# Default FreeBSD security



## CoTones (Dec 23, 2013)

Don't shoot the messenger. Please no flame wars and trolling! This is the FreeBSD forum, so it*'*s very interesting how developers explain this (again, please - this is not about OpenBSD or Theo de Raadt!) I'm only interested in FreeBSD developers' thoughts on their OS ):

http://www.openbsd.org/papers/ru13-dera ... 00034.html

Other OS'es:
http://www.openbsd.org/papers/ru13-dera ... 00030.html

I guess, that poor quality applications break a lot if these features are enabled. True or wrong?

Thank you for patience,
CoTones


----------



## kpa (Dec 23, 2013)

Stack protection is on by default in the base system of FreeBSD 10 as far as I know. The problems are in the ports(7) system where linking together code compiled with stack protection on but done with different compilers (Clang and GCC) isn't working properly yet.



> I guess, that poor quality apps breaks a lot if these features are enabled. True or wrong?



Wrong. Any program that breaks because the stack protector is enabled is not worth using.


----------



## xibo (Dec 23, 2013)

I fail to see how (not) randomizing virtual memory address space section offsets or segment choice therein are a security feature (or breach).


----------



## kpa (Dec 23, 2013)

The randomization is a security feature because if the addresses are predictable it opens up possibilities for some clever attacks.

http://en.wikipedia.org/wiki/Address_space_layout_randomization


----------



## SirDice (Dec 23, 2013)

It's mostly to do with randomizing the addresses at which libraries are loaded. Specifically libc. A lot of exploits depend on the predictability of the addresses at which libraries are loaded. Once you know the base address of a library you can use the 'standard' offsets to use functions within those libraries without having to load them. You basically hijack the libraries that were loaded by the program you exploited. This creates smaller and more versatile exploits.

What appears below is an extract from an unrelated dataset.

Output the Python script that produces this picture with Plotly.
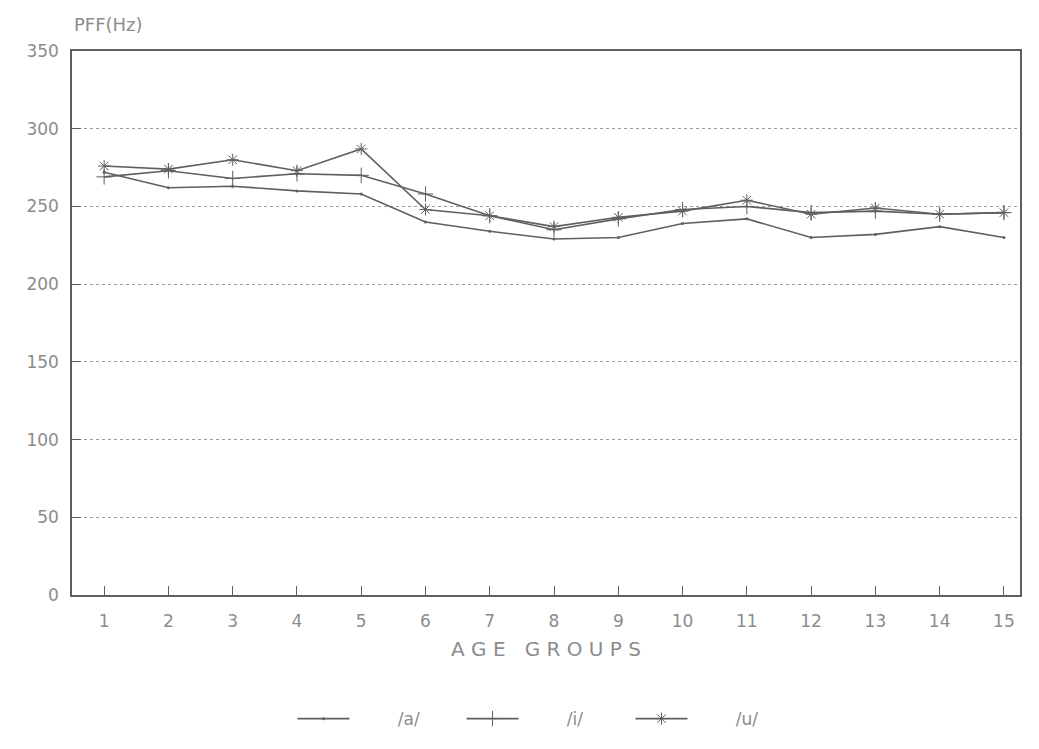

By randomizing the addresses you make it harder for the exploit to successfully find the base addresses of libraries, making it more difficult to actually do something "useful" once you've triggered a buffer overflow for example.


----------



## xibo (Dec 23, 2013)

It is indeed harder to execute a procedure if you don't know its specific address, but it isn't impossible, especially if callback procedures are used, where the stack layout local to a certain part of program text of let's say the konqueror web browser is well known, so what needs to be done is to track the magic cookies (i.e. return addresses) to find the library offsets for QtCore, kdelibs*, ..., as the stack layout of any of the procedures on the call stack is known to the attacker in forward (because he has the same package after all).

In C++, the exception magic as well as global destructor witchcraft (I think it's called __cxx_fini or something like that) is always present above the main() procedure, so I always have the libc++/libstdcxx offset, and the libc++/libstdcxx has references to the libc.

To really obfuscate the address space you would need the stack protector/propolice to push system CRNG based stack paddings at runtime, and permutate the section contents and their according symbol map entries at load time (which would break a lot of ports which _assume_ BSS/constdata section content to be locally related) instead of just adding random offsets to intervals of virtual memory.


----------



## Nukama (Jan 2, 2014)

Andreas Bogk and Hannes Mehnert are porting SoftBoundCETS to FreeBSD.


----------



## bryn1u (Jan 7, 2014)

Automated FreeBSD (with ASLR) nightly builds: https://www.soldierx.com/news/Automated ... tly-Builds


----------